** BEGIN **
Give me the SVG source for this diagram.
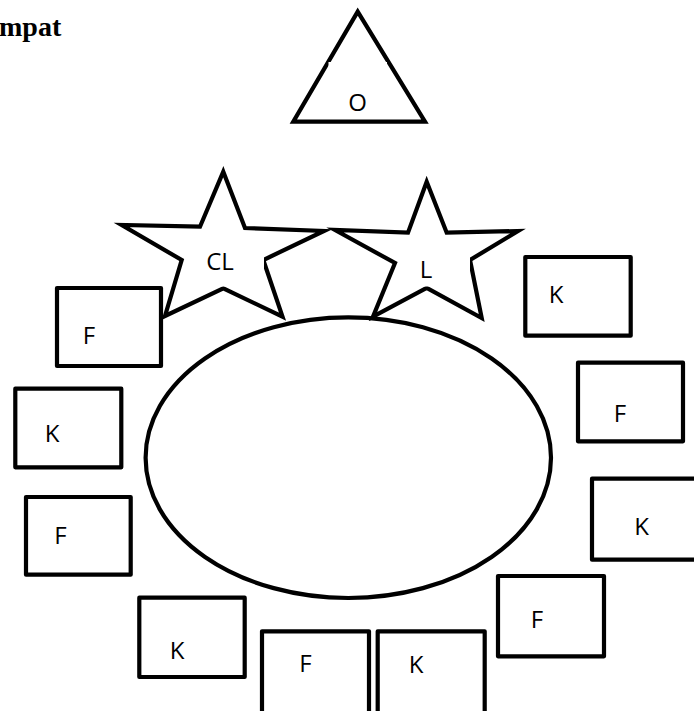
<svg xmlns="http://www.w3.org/2000/svg" width="694" height="711" viewBox="0 0 694 711">
<style>
.s{fill:#fff;stroke:#000;stroke-width:4.2;stroke-linejoin:miter;stroke-miterlimit:10}
.b{fill:#fff;stroke:#000;stroke-width:4.2;stroke-linejoin:round}
.t{font-family:"Open Sans","Noto Sans","Liberation Sans",sans-serif;font-size:24px;fill:#000;text-anchor:middle}
.h{font-family:"Liberation Serif","Times New Roman",serif;font-size:28px;font-weight:bold;fill:#000}
.m{fill:#fff;stroke:none}
</style>
<rect width="694" height="711" fill="#fff"/>
<text class="h" x="-1" y="36">mpat</text>

<g id="node-O">
<polygon class="s" points="357.7,11.7 425,121.7 293.3,121.7"/>
<rect class="m" x="328.5" y="62" width="58.5" height="55"/>
<text class="t" x="357.5" y="111">O</text>
</g>

<g id="node-ellipse">
<ellipse class="b" cx="348.3" cy="457.7" rx="202.7" ry="140.3"/>
</g>

<g id="node-F1">
<rect class="b" x="57" y="288" width="104" height="78"/>
<text class="t" x="89" y="344">F</text>
</g>

<g id="node-CL">
<polygon class="s" points="223.3,171.7 245,228 324,231 263.3,260 282.5,316.7 223.3,288.3 165,316 181.7,260 121.7,225 200,226.7"/>
<rect class="m" x="186" y="240" width="78" height="46.5"/>
<text class="t" x="220" y="270">CL</text>
</g>

<g id="node-L">
<polygon class="s" points="426.7,181.7 446.7,232.7 518,231 470,260 481.7,318 426.7,288 373,316.7 395,263 335,230 408,232.7"/>
<rect class="m" x="398" y="240" width="72" height="46.5"/>
<text class="t" x="426" y="278.3">L</text>
</g>

<g id="node-K1">
<rect class="b" x="15.3" y="388.7" width="106" height="78.6"/>
<text class="t" x="52" y="442">K</text>
</g>

<g id="node-F2">
<rect class="b" x="26" y="497" width="104.7" height="77.7"/>
<text class="t" x="60.5" y="544">F</text>
</g>

<g id="node-K2">
<rect class="b" x="525.3" y="257" width="105.4" height="78.7"/>
<text class="t" x="556" y="303">K</text>
</g>

<g id="node-F3">
<rect class="b" x="578" y="362.7" width="105" height="78.6"/>
<text class="t" x="620" y="421.7">F</text>
</g>

<g id="node-K3">
<rect class="b" x="592" y="478.7" width="106" height="81"/>
<text class="t" x="641.5" y="535">K</text>
</g>

<g id="node-F4">
<rect class="b" x="498" y="576" width="106" height="80.3"/>
<text class="t" x="537" y="627.7">F</text>
</g>

<g id="node-K4">
<rect class="b" x="139.3" y="597.7" width="105.4" height="79.3"/>
<text class="t" x="177" y="659">K</text>
</g>

<g id="node-F5">
<rect class="b" x="262" y="631.3" width="107" height="85"/>
<text class="t" x="305.5" y="671.7">F</text>
</g>

<g id="node-K5">
<rect class="b" x="377.7" y="631.3" width="107" height="85"/>
<text class="t" x="416" y="672.7">K</text>
</g>

<g id="connectors"></g>
</svg>
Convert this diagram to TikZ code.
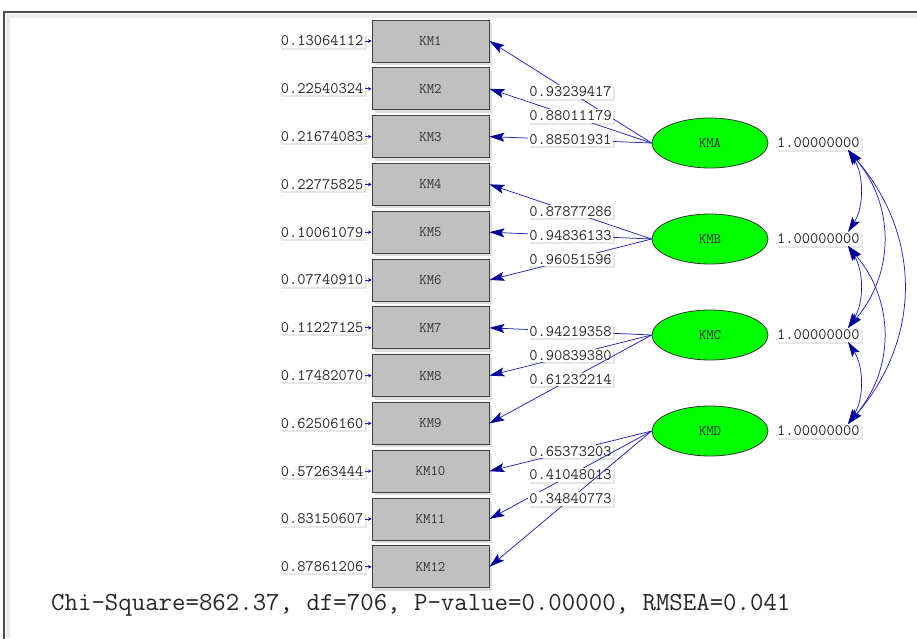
\documentclass[tikz,border=0pt]{standalone}
\usepackage{fontspec}
\usetikzlibrary{shapes.geometric,arrows.meta,shadows}
\definecolor{lnblue}{RGB}{35,35,175}
\definecolor{hdblue}{RGB}{0,0,150}
\definecolor{boxgray}{RGB}{192,192,192}
\definecolor{elgreen}{RGB}{0,255,0}
\begin{document}
\begin{tikzpicture}[x=1pt,y=-1pt,
  obs/.style={draw=black!75, fill=boxgray, line width=0.9pt, minimum width=117pt, minimum height=42pt, inner sep=0pt,
    font=\ttfamily\fontsize{14.5}{14.5}\selectfont, text=black!80,
    drop shadow={opacity=0.25, shadow xshift=3pt, shadow yshift=-3pt}},
  lat/.style={ellipse, draw=black!80, fill=elgreen, line width=0.8pt, minimum width=116pt, minimum height=50pt, inner sep=0pt,
    font=\ttfamily\fontsize{14.5}{14.5}\selectfont, text=black!80},
  val/.style={fill=white, inner sep=1.5pt, font=\ttfamily\fontsize{16}{16}\selectfont, text=black!85,
    drop shadow={opacity=0.2, shadow xshift=2pt, shadow yshift=-2pt}},
  load/.style={draw=lnblue, line width=0.75pt, -{Stealth[length=15pt,width=9pt,inset=3pt,color=hdblue]}},
  err/.style={draw=lnblue, line width=0.9pt, -{Stealth[length=3.5pt,width=3.5pt,color=hdblue]}},
  cov/.style={draw=lnblue, line width=0.75pt, {Stealth[length=15pt,width=9pt,inset=3pt,color=hdblue]}-{Stealth[length=15pt,width=9pt,inset=3pt,color=hdblue]}},
]
\useasboundingbox (0,0) rectangle (917,639);
% frame
\draw[gray!15, line width=4pt] (8,639) -- (8,16) -- (917,16);
\draw[black!70, line width=1.2pt] (4,639) -- (4,12) -- (917,12);

% observed variables and error labels
\foreach \i/\e in {1/0.13064112,2/0.22540324,3/0.21674083,4/0.22775825,5/0.10061079,6/0.07740910,
                   7/0.11227125,8/0.17482070,9/0.62506160,10/0.57263444,11/0.83150607,12/0.87861206}{
  \pgfmathsetmacro{\yy}{41+47.8*(\i-1)}
  \node[obs] (KM\i) at (430.5,\yy) {KM\i};
  \node[val, anchor=east] (e\i) at (365,\yy) {\e};
  \draw[err] (e\i.east) -- (KM\i.west);
}

% latent variables
\node[lat] (KMA) at (710,143) {KMA};
\node[lat] (KMB) at (710,239) {KMB};
\node[lat] (KMC) at (710,335) {KMC};
\node[lat] (KMD) at (710,431) {KMD};

% loadings
\draw[load] (KMA.west) -- node[val,pos=0.5] (lA1) {0.93239417} (KM1.east);
\draw[load] (KMA.west) -- node[val,pos=0.5] (lA2) {0.88011179} (KM2.east);
\draw[load] (KMA.west) -- node[val,pos=0.5] (lA3) {0.88501931} (KM3.east);
\draw[load] (KMB.west) -- node[val,pos=0.5] (lB4) {0.87877286} (KM4.east);
\draw[load] (KMB.west) -- node[val,pos=0.5] (lB5) {0.94836133} (KM5.east);
\draw[load] (KMB.west) -- node[val,pos=0.5] (lB6) {0.96051596} (KM6.east);
\draw[load] (KMC.west) -- node[val,pos=0.5] (lC7) {0.94219358} (KM7.east);
\draw[load] (KMC.west) -- node[val,pos=0.5] (lC8) {0.90839380} (KM8.east);
\draw[load] (KMC.west) -- node[val,pos=0.5] (lC9) {0.61232214} (KM9.east);
\draw[load] (KMD.west) -- node[val,pos=0.5] (lD10) {0.65373203} (KM10.east);
\draw[load] (KMD.west) -- node[val,pos=0.5] (lD11) {0.41048013} (KM11.east);
\draw[load] (KMD.west) -- node[val,pos=0.5] (lD12) {0.34840773} (KM12.east);

% variance labels
\node[val, anchor=west] (vA) at (775.5,143) {1.00000000};
\node[val, anchor=west] (vB) at (775.5,239) {1.00000000};
\node[val, anchor=west] (vC) at (775.5,335) {1.00000000};
\node[val, anchor=west] (vD) at (775.5,431) {1.00000000};

% covariance endpoints
\coordinate (Ab) at (848,150);
\coordinate (Bt) at (848,232);
\coordinate (Bb) at (848,246);
\coordinate (Ct) at (848,328);
\coordinate (Cb) at (848,342);
\coordinate (Dt) at (848,424);

\draw[cov] (Ab) .. controls +(16,25) and +(16,-25) .. (Bt);
\draw[cov] (Bb) .. controls +(16,25) and +(16,-25) .. (Ct);
\draw[cov] (Cb) .. controls +(16,25) and +(16,-25) .. (Dt);
\draw[cov] (Ab) .. controls +(47,55) and +(47,-55) .. (Ct);
\draw[cov] (Bb) .. controls +(47,55) and +(47,-55) .. (Dt);
\draw[cov] (Ab) .. controls +(74,85) and +(74,-85) .. (Dt);

% fit statistics
\node[anchor=west, inner sep=0pt, font=\ttfamily\fontsize{26.1}{26.1}\selectfont, text=black!85] (fit) at (51,605)
  {Chi-Square=862.37, df=706, P-value=0.00000, RMSEA=0.041};
\end{tikzpicture}
\end{document}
** END **
Stated goal – Print exactly what appears from the line holding "Convert this diagram to TikZ code." down to the line holding "(KMD) at (710,431)", both ends kept, leaving out the pictures.

Completed task –
Convert this diagram to TikZ code.
\documentclass[tikz,border=0pt]{standalone}
\usepackage{fontspec}
\usetikzlibrary{shapes.geometric,arrows.meta,shadows}
\definecolor{lnblue}{RGB}{35,35,175}
\definecolor{hdblue}{RGB}{0,0,150}
\definecolor{boxgray}{RGB}{192,192,192}
\definecolor{elgreen}{RGB}{0,255,0}
\begin{document}
\begin{tikzpicture}[x=1pt,y=-1pt,
  obs/.style={draw=black!75, fill=boxgray, line width=0.9pt, minimum width=117pt, minimum height=42pt, inner sep=0pt,
    font=\ttfamily\fontsize{14.5}{14.5}\selectfont, text=black!80,
    drop shadow={opacity=0.25, shadow xshift=3pt, shadow yshift=-3pt}},
  lat/.style={ellipse, draw=black!80, fill=elgreen, line width=0.8pt, minimum width=116pt, minimum height=50pt, inner sep=0pt,
    font=\ttfamily\fontsize{14.5}{14.5}\selectfont, text=black!80},
  val/.style={fill=white, inner sep=1.5pt, font=\ttfamily\fontsize{16}{16}\selectfont, text=black!85,
    drop shadow={opacity=0.2, shadow xshift=2pt, shadow yshift=-2pt}},
  load/.style={draw=lnblue, line width=0.75pt, -{Stealth[length=15pt,width=9pt,inset=3pt,color=hdblue]}},
  err/.style={draw=lnblue, line width=0.9pt, -{Stealth[length=3.5pt,width=3.5pt,color=hdblue]}},
  cov/.style={draw=lnblue, line width=0.75pt, {Stealth[length=15pt,width=9pt,inset=3pt,color=hdblue]}-{Stealth[length=15pt,width=9pt,inset=3pt,color=hdblue]}},
]
\useasboundingbox (0,0) rectangle (917,639);
% frame
\draw[gray!15, line width=4pt] (8,639) -- (8,16) -- (917,16);
\draw[black!70, line width=1.2pt] (4,639) -- (4,12) -- (917,12);

% observed variables and error labels
\foreach \i/\e in {1/0.13064112,2/0.22540324,3/0.21674083,4/0.22775825,5/0.10061079,6/0.07740910,
                   7/0.11227125,8/0.17482070,9/0.62506160,10/0.57263444,11/0.83150607,12/0.87861206}{
  \pgfmathsetmacro{\yy}{41+47.8*(\i-1)}
  \node[obs] (KM\i) at (430.5,\yy) {KM\i};
  \node[val, anchor=east] (e\i) at (365,\yy) {\e};
  \draw[err] (e\i.east) -- (KM\i.west);
}

% latent variables
\node[lat] (KMA) at (710,143) {KMA};
\node[lat] (KMB) at (710,239) {KMB};
\node[lat] (KMC) at (710,335) {KMC};
\node[lat] (KMD) at (710,431) {KMD};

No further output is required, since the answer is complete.